**Data block**
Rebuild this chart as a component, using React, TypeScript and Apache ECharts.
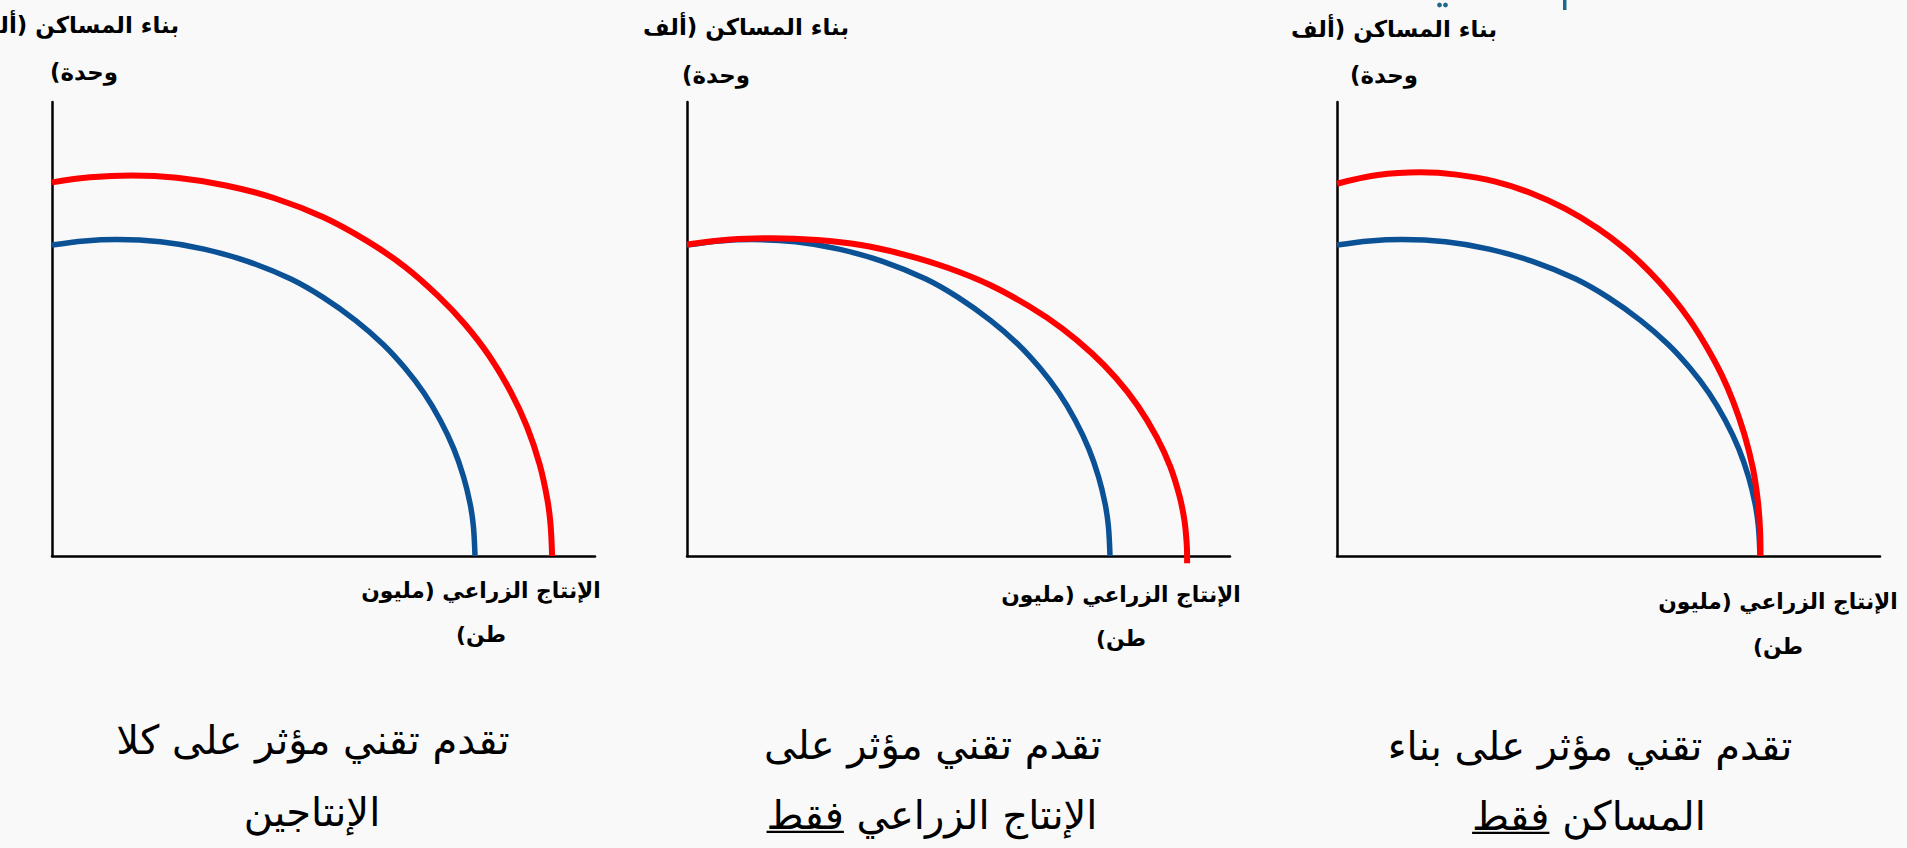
import React, { useEffect, useRef } from "react";
import * as echarts from "echarts";

// ---- data (x: agricultural output, y: housing construction; arbitrary units 0-100) ----
const X_MIN = 0;
const X_MAX = 100;
const Y_MIN = 0;
const Y_MAX = 100;

// original production possibilities frontier (same in all three panels)
const blueCurve: number[][] = [
  [0, 68.5], [6, 69.4], [12, 69.7], [20, 69.2], [28, 67.6], [36, 64.9], [44, 61.0],
  [50, 56.9], [56, 51.8], [61, 46.6], [65, 41.4], [68.5, 35.9], [71.5, 29.9],
  [74, 23.6], [75.8, 17.4], [77, 11.5], [77.6, 6.6], [77.9, 0],
];

// panel 1: progress affecting both products
const redCurveBoth: number[][] = [
  [0, 82.3], [7, 83.4], [14.7, 83.8], [23, 83.3], [32, 81.6], [41, 78.8], [50, 74.6],
  [58, 69.4], [65, 63.7], [71, 57.4], [76, 51.1], [80.5, 44.1], [84.5, 36.1],
  [87.5, 28.4], [89.8, 20.2], [91.2, 12.6], [91.8, 7.1], [92.1, 0],
];

// panel 2: progress affecting agriculture only
const redCurveAgri: number[][] = [
  [0, 68.6], [8, 69.7], [15.6, 70.0], [24, 69.6], [32, 68.5], [40, 66.4], [48, 63.5],
  [56, 59.6], [63, 55.0], [69, 50.2], [74.5, 44.7], [79, 39.2], [83, 33.1],
  [86.5, 26.2], [89, 19.7], [90.7, 13.2], [91.6, 7.9], [92.0, 3.2], [92.1, 0], [92.1, -1.6],
];

// panel 3: progress affecting housing only
const redCurveHousing: number[][] = [
  [0, 82.0], [7.5, 83.9], [15.3, 84.5], [22, 84.0], [29, 82.5], [36, 79.8], [42, 76.5],
  [48, 72.2], [53, 67.7], [57.5, 62.7], [61.5, 57.4], [65, 51.9], [68, 46.2],
  [70.8, 40.0], [73, 33.9], [75, 26.9], [76.6, 19.3], [77.5, 12.2], [77.9, 6.0], [78.0, 0],
];

const redCurves = [redCurveBoth, redCurveAgri, redCurveHousing];

const yLabelLine1 = "بناء المساكن (ألف";
const yLabelLine2 = "وحدة)";
const xLabelLine1 = "الإنتاج الزراعي (مليون";
const xLabelLine2 = "طن)";
const captionLines1 = ["تقدم تقني مؤثر على كلا", "تقدم تقني مؤثر على", "تقدم تقني مؤثر على بناء"];
const captionLines2 = ["الإنتاجين", "الإنتاج الزراعي فقط", "المساكن فقط"];
const underlinedWord = ["", "فقط", "فقط"];

// ---- layout ----
const FONT = "'DejaVu Sans', sans-serif";
const RLM = "\u200F";
const BLUE = "#0B5196";
const RED = "#FF0000";

const panels = [
  { left: 52, yl1Right: 179, yl1Y: 25, yl2: [84, 72], xl: [481, 590, 634], c1: [313, 740], c2: [312, 812] },
  { left: 687, yl1Right: 849, yl1Y: 27, yl2: [716, 75], xl: [1121, 594, 638], c1: [933, 745], c2: [932, 815] },
  { left: 1337, yl1Right: 1497, yl1Y: 29, yl2: [1384, 75], xl: [1778, 601, 646], c1: [1590, 746], c2: [1589, 816] },
];
const GRID_TOP = 102;
const GRID_W = 543;
const GRID_H = 454;

function measure(text: string, font: string): number {
  const c = document.createElement("canvas");
  const ctx = c.getContext("2d");
  if (!ctx) return 0;
  ctx.font = font;
  return ctx.measureText(text).width;
}

function fitSize(text: string, weight: string, target: number, base: number): number {
  const w = measure(text, `${weight} ${base}px ${FONT}`);
  if (!w) return base;
  return Math.round((base * target) / w * 10) / 10;
}

export default function App() {
  const ref = useRef<HTMLDivElement | null>(null);

  useEffect(() => {
    if (!ref.current) return;
    const chart = echarts.init(ref.current, undefined, { renderer: "svg" });

    const ySize = fitSize(yLabelLine1, "bold", 206, 24);
    const xSize = fitSize(xLabelLine1, "bold", 240, 24);
    const yFont = `bold ${ySize}px ${FONT}`;
    const xFont = `bold ${xSize}px ${FONT}`;
    const capSize = 40;
    const capFont = `normal ${capSize}px ${FONT}`;

    const text = (t: string, x: number, y: number, font: string, align = "center") => ({
      type: "text",
      x,
      y,
      silent: true,
      style: { text: t, font, fill: "#000", align, verticalAlign: "middle" },
    });

    const graphics: any[] = [];
    panels.forEach((p, i) => {
      graphics.push(text(yLabelLine1, p.yl1Right, p.yl1Y, yFont, "right"));
      graphics.push(text(yLabelLine2 + RLM, p.yl2[0], p.yl2[1], yFont));
      graphics.push(text(xLabelLine1, p.xl[0], p.xl[1], xFont));
      graphics.push(text(xLabelLine2 + RLM, p.xl[0], p.xl[2], xFont));
      graphics.push(text(captionLines1[i], p.c1[0], p.c1[1], capFont));
      graphics.push(text(captionLines2[i], p.c2[0], p.c2[1], capFont));
      if (underlinedWord[i]) {
        const wAll = measure(captionLines2[i], capFont);
        const wWord = measure(underlinedWord[i], capFont);
        const x0 = p.c2[0] - wAll / 2;
        const uy = p.c2[1] + capSize * 0.42;
        graphics.push({
          type: "line",
          silent: true,
          shape: { x1: x0, y1: uy, x2: x0 + wWord, y2: uy },
          style: { stroke: "#000", lineWidth: 2.2 },
        });
      }
    });
    // fragments of a cropped heading at the very top
    graphics.push({ type: "circle", shape: { cx: 1439.5, cy: 5, r: 2.4 }, style: { fill: "#1C6B86" } });
    graphics.push({ type: "circle", shape: { cx: 1445.5, cy: 5, r: 2.4 }, style: { fill: "#1C6B86" } });
    graphics.push({ type: "rect", shape: { x: 1563, y: 0, width: 3.5, height: 10 }, style: { fill: "#1C6B86" } });

    const axisCommon = {
      type: "value",
      axisLine: { show: true, onZero: false, lineStyle: { color: "#000", width: 2.5 } },
      axisTick: { show: false },
      axisLabel: { show: false },
      splitLine: { show: false },
    };

    const lineSeries = (i: number, data: number[][], color: string, width: number, z: number) => ({
      type: "line",
      xAxisIndex: i,
      yAxisIndex: i,
      data,
      smooth: 0.35,
      showSymbol: false,
      clip: false,
      z,
      lineStyle: { color, width, cap: "butt", join: "round" },
    });

    const option: any = {
      animation: false,
      backgroundColor: "#f9f9f9",
      grid: panels.map((p) => ({ left: p.left, top: GRID_TOP, width: GRID_W, height: GRID_H })),
      xAxis: panels.map((_, i) => ({ ...axisCommon, gridIndex: i, min: X_MIN, max: X_MAX })),
      yAxis: panels.map((_, i) => ({ ...axisCommon, gridIndex: i, min: Y_MIN, max: Y_MAX })),
      series: [
        ...panels.map((_, i) => lineSeries(i, blueCurve, BLUE, 5.5, 3)),
        ...panels.map((_, i) => lineSeries(i, redCurves[i], RED, 6, 4)),
      ],
      graphic: graphics,
    };

    chart.setOption(option);
    return () => chart.dispose();
  }, []);

  return (
    <div
      ref={ref}
      style={{ position: "fixed", left: 0, top: 0, width: 1907, height: 848 }}
    />
  );
}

**Stated task**
Except for the pictures, give all the material above again verbatim.

**The output**
Rebuild this chart as a component, using React, TypeScript and Apache ECharts.
import React, { useEffect, useRef } from "react";
import * as echarts from "echarts";

// ---- data (x: agricultural output, y: housing construction; arbitrary units 0-100) ----
const X_MIN = 0;
const X_MAX = 100;
const Y_MIN = 0;
const Y_MAX = 100;

// original production possibilities frontier (same in all three panels)
const blueCurve: number[][] = [
  [0, 68.5], [6, 69.4], [12, 69.7], [20, 69.2], [28, 67.6], [36, 64.9], [44, 61.0],
  [50, 56.9], [56, 51.8], [61, 46.6], [65, 41.4], [68.5, 35.9], [71.5, 29.9],
  [74, 23.6], [75.8, 17.4], [77, 11.5], [77.6, 6.6], [77.9, 0],
];

// panel 1: progress affecting both products
const redCurveBoth: number[][] = [
  [0, 82.3], [7, 83.4], [14.7, 83.8], [23, 83.3], [32, 81.6], [41, 78.8], [50, 74.6],
  [58, 69.4], [65, 63.7], [71, 57.4], [76, 51.1], [80.5, 44.1], [84.5, 36.1],
  [87.5, 28.4], [89.8, 20.2], [91.2, 12.6], [91.8, 7.1], [92.1, 0],
];

// panel 2: progress affecting agriculture only
const redCurveAgri: number[][] = [
  [0, 68.6], [8, 69.7], [15.6, 70.0], [24, 69.6], [32, 68.5], [40, 66.4], [48, 63.5],
  [56, 59.6], [63, 55.0], [69, 50.2], [74.5, 44.7], [79, 39.2], [83, 33.1],
  [86.5, 26.2], [89, 19.7], [90.7, 13.2], [91.6, 7.9], [92.0, 3.2], [92.1, 0], [92.1, -1.6],
];

// panel 3: progress affecting housing only
const redCurveHousing: number[][] = [
  [0, 82.0], [7.5, 83.9], [15.3, 84.5], [22, 84.0], [29, 82.5], [36, 79.8], [42, 76.5],
  [48, 72.2], [53, 67.7], [57.5, 62.7], [61.5, 57.4], [65, 51.9], [68, 46.2],
  [70.8, 40.0], [73, 33.9], [75, 26.9], [76.6, 19.3], [77.5, 12.2], [77.9, 6.0], [78.0, 0],
];

const redCurves = [redCurveBoth, redCurveAgri, redCurveHousing];

const yLabelLine1 = "بناء المساكن (ألف";
const yLabelLine2 = "وحدة)";
const xLabelLine1 = "الإنتاج الزراعي (مليون";
const xLabelLine2 = "طن)";
const captionLines1 = ["تقدم تقني مؤثر على كلا", "تقدم تقني مؤثر على", "تقدم تقني مؤثر على بناء"];
const captionLines2 = ["الإنتاجين", "الإنتاج الزراعي فقط", "المساكن فقط"];
const underlinedWord = ["", "فقط", "فقط"];

// ---- layout ----
const FONT = "'DejaVu Sans', sans-serif";
const RLM = "\u200F";
const BLUE = "#0B5196";
const RED = "#FF0000";

const panels = [
  { left: 52, yl1Right: 179, yl1Y: 25, yl2: [84, 72], xl: [481, 590, 634], c1: [313, 740], c2: [312, 812] },
  { left: 687, yl1Right: 849, yl1Y: 27, yl2: [716, 75], xl: [1121, 594, 638], c1: [933, 745], c2: [932, 815] },
  { left: 1337, yl1Right: 1497, yl1Y: 29, yl2: [1384, 75], xl: [1778, 601, 646], c1: [1590, 746], c2: [1589, 816] },
];
const GRID_TOP = 102;
const GRID_W = 543;
const GRID_H = 454;

function measure(text: string, font: string): number {
  const c = document.createElement("canvas");
  const ctx = c.getContext("2d");
  if (!ctx) return 0;
  ctx.font = font;
  return ctx.measureText(text).width;
}

function fitSize(text: string, weight: string, target: number, base: number): number {
  const w = measure(text, `${weight} ${base}px ${FONT}`);
  if (!w) return base;
  return Math.round((base * target) / w * 10) / 10;
}

export default function App() {
  const ref = useRef<HTMLDivElement | null>(null);

  useEffect(() => {
    if (!ref.current) return;
    const chart = echarts.init(ref.current, undefined, { renderer: "svg" });

    const ySize = fitSize(yLabelLine1, "bold", 206, 24);
    const xSize = fitSize(xLabelLine1, "bold", 240, 24);
    const yFont = `bold ${ySize}px ${FONT}`;
    const xFont = `bold ${xSize}px ${FONT}`;
    const capSize = 40;
    const capFont = `normal ${capSize}px ${FONT}`;

    const text = (t: string, x: number, y: number, font: string, align = "center") => ({
      type: "text",
      x,
      y,
      silent: true,
      style: { text: t, font, fill: "#000", align, verticalAlign: "middle" },
    });

    const graphics: any[] = [];
    panels.forEach((p, i) => {
      graphics.push(text(yLabelLine1, p.yl1Right, p.yl1Y, yFont, "right"));
      graphics.push(text(yLabelLine2 + RLM, p.yl2[0], p.yl2[1], yFont));
      graphics.push(text(xLabelLine1, p.xl[0], p.xl[1], xFont));
      graphics.push(text(xLabelLine2 + RLM, p.xl[0], p.xl[2], xFont));
      graphics.push(text(captionLines1[i], p.c1[0], p.c1[1], capFont));
      graphics.push(text(captionLines2[i], p.c2[0], p.c2[1], capFont));
      if (underlinedWord[i]) {
        const wAll = measure(captionLines2[i], capFont);
        const wWord = measure(underlinedWord[i], capFont);
        const x0 = p.c2[0] - wAll / 2;
        const uy = p.c2[1] + capSize * 0.42;
        graphics.push({
          type: "line",
          silent: true,
          shape: { x1: x0, y1: uy, x2: x0 + wWord, y2: uy },
          style: { stroke: "#000", lineWidth: 2.2 },
        });
      }
    });
    // fragments of a cropped heading at the very top
    graphics.push({ type: "circle", shape: { cx: 1439.5, cy: 5, r: 2.4 }, style: { fill: "#1C6B86" } });
    graphics.push({ type: "circle", shape: { cx: 1445.5, cy: 5, r: 2.4 }, style: { fill: "#1C6B86" } });
    graphics.push({ type: "rect", shape: { x: 1563, y: 0, width: 3.5, height: 10 }, style: { fill: "#1C6B86" } });

    const axisCommon = {
      type: "value",
      axisLine: { show: true, onZero: false, lineStyle: { color: "#000", width: 2.5 } },
      axisTick: { show: false },
      axisLabel: { show: false },
      splitLine: { show: false },
    };

    const lineSeries = (i: number, data: number[][], color: string, width: number, z: number) => ({
      type: "line",
      xAxisIndex: i,
      yAxisIndex: i,
      data,
      smooth: 0.35,
      showSymbol: false,
      clip: false,
      z,
      lineStyle: { color, width, cap: "butt", join: "round" },
    });

    const option: any = {
      animation: false,
      backgroundColor: "#f9f9f9",
      grid: panels.map((p) => ({ left: p.left, top: GRID_TOP, width: GRID_W, height: GRID_H })),
      xAxis: panels.map((_, i) => ({ ...axisCommon, gridIndex: i, min: X_MIN, max: X_MAX })),
      yAxis: panels.map((_, i) => ({ ...axisCommon, gridIndex: i, min: Y_MIN, max: Y_MAX })),
      series: [
        ...panels.map((_, i) => lineSeries(i, blueCurve, BLUE, 5.5, 3)),
        ...panels.map((_, i) => lineSeries(i, redCurves[i], RED, 6, 4)),
      ],
      graphic: graphics,
    };

    chart.setOption(option);
    return () => chart.dispose();
  }, []);

  return (
    <div
      ref={ref}
      style={{ position: "fixed", left: 0, top: 0, width: 1907, height: 848 }}
    />
  );
}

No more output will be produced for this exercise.